According to Sarah Todd of the Desert News, the league told Utah that George can’t coach during the actual game on Thursday. The reason? Current players aren’t allowed to double as Summer League assistants. It’s one of those fine-print rules that nobody thinks about until it actually matters.
So George will be stuck watching from the sideline like everyone else. But here’s the thing — he might not have time to dwell on it anyway. Because while he’s missing out on that coaching gig, there’s suddenly some real momentum toward a contract extension that nobody saw coming just a few weeks ago.
ESPN’s Tim MacMahon dropped that nugget on The Hoop Collective podcast. “I’ve been telling you I didn’t think that an extension would be forthcoming for Keyonte George. I was informed that there’s a little bit more optimism about that possibly happening than there had been even a week or two ago,” MacMahon said. “There’s a chance that there could be a meeting in the middle. Keyonte’s obviously very excited about the here and now and the future of the Jazz.”
That’s a pretty big shift in tone. A month ago, extension talks seemed dead in the water. Now there’s actually a potential number both sides could land on.
What a New Deal Could Look Like
George is eligible for a five-year rookie-scale max extension worth 25 percent of the salary cap. That comes out to roughly $251 million with a $50.2 million average annual value. But nobody expects him to get the full max. The final number will almost certainly come in below that, which makes sense given where he was a year ago.
After two rough seasons to start his career, George finally broke out in 2025-26. The 6-foot-4 guard averaged 23.6 points on .456/.371/.892 shooting splits with 6.1 assists and 3.1 turnovers per game — good for a 2.0 assist-to-turnover ratio. He was one of only four players in the league to average at least 23 points and six assists while shooting over 45 percent from the field and 37 percent from deep. The other three? Shai Gilgeous-Alexander, Nikola Jokic, and Jamal Murray. That’s the company he kept last season.

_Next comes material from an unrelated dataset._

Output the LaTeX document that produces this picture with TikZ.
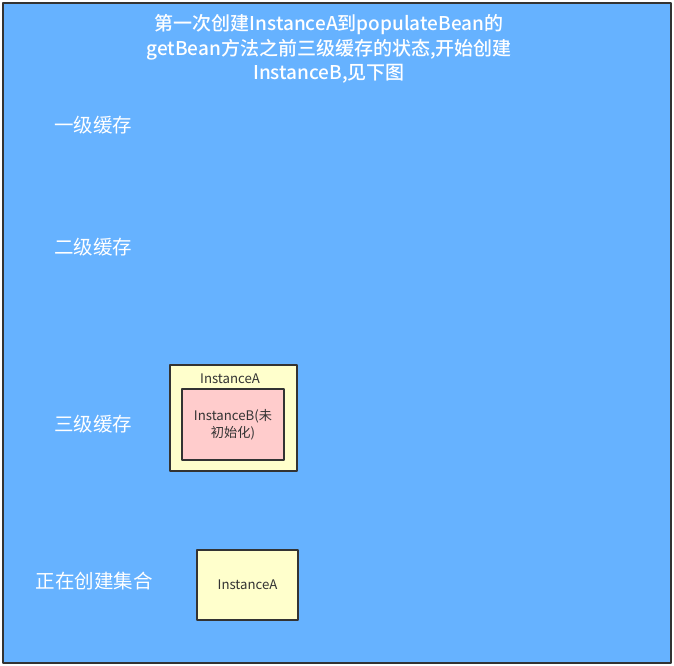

That kind of leap changes conversations. It changes front office math. And apparently it’s changed Utah’s willingness to talk money sooner rather than later.
What’s Next for the Jazz Backcourt
George won’t be wearing a coaching polo on Thursday, but when the real season starts, he’ll be paired with rookie Darryn Peterson in what could be one of the better young backcourts in the NBA. Peterson looked electric in his two Summer League games in Salt Lake City, averaging 26.5 points while shooting 52.8 percent from the field and 43.8 percent from three. Small sample size, sure, but the talent jumps off the screen.
If George signs an extension, that duo is locked in for the foreseeable future. If he doesn’t, things get a little more complicated next summer. But for now, the Jazz and their emerging star guard seem to be finding common ground.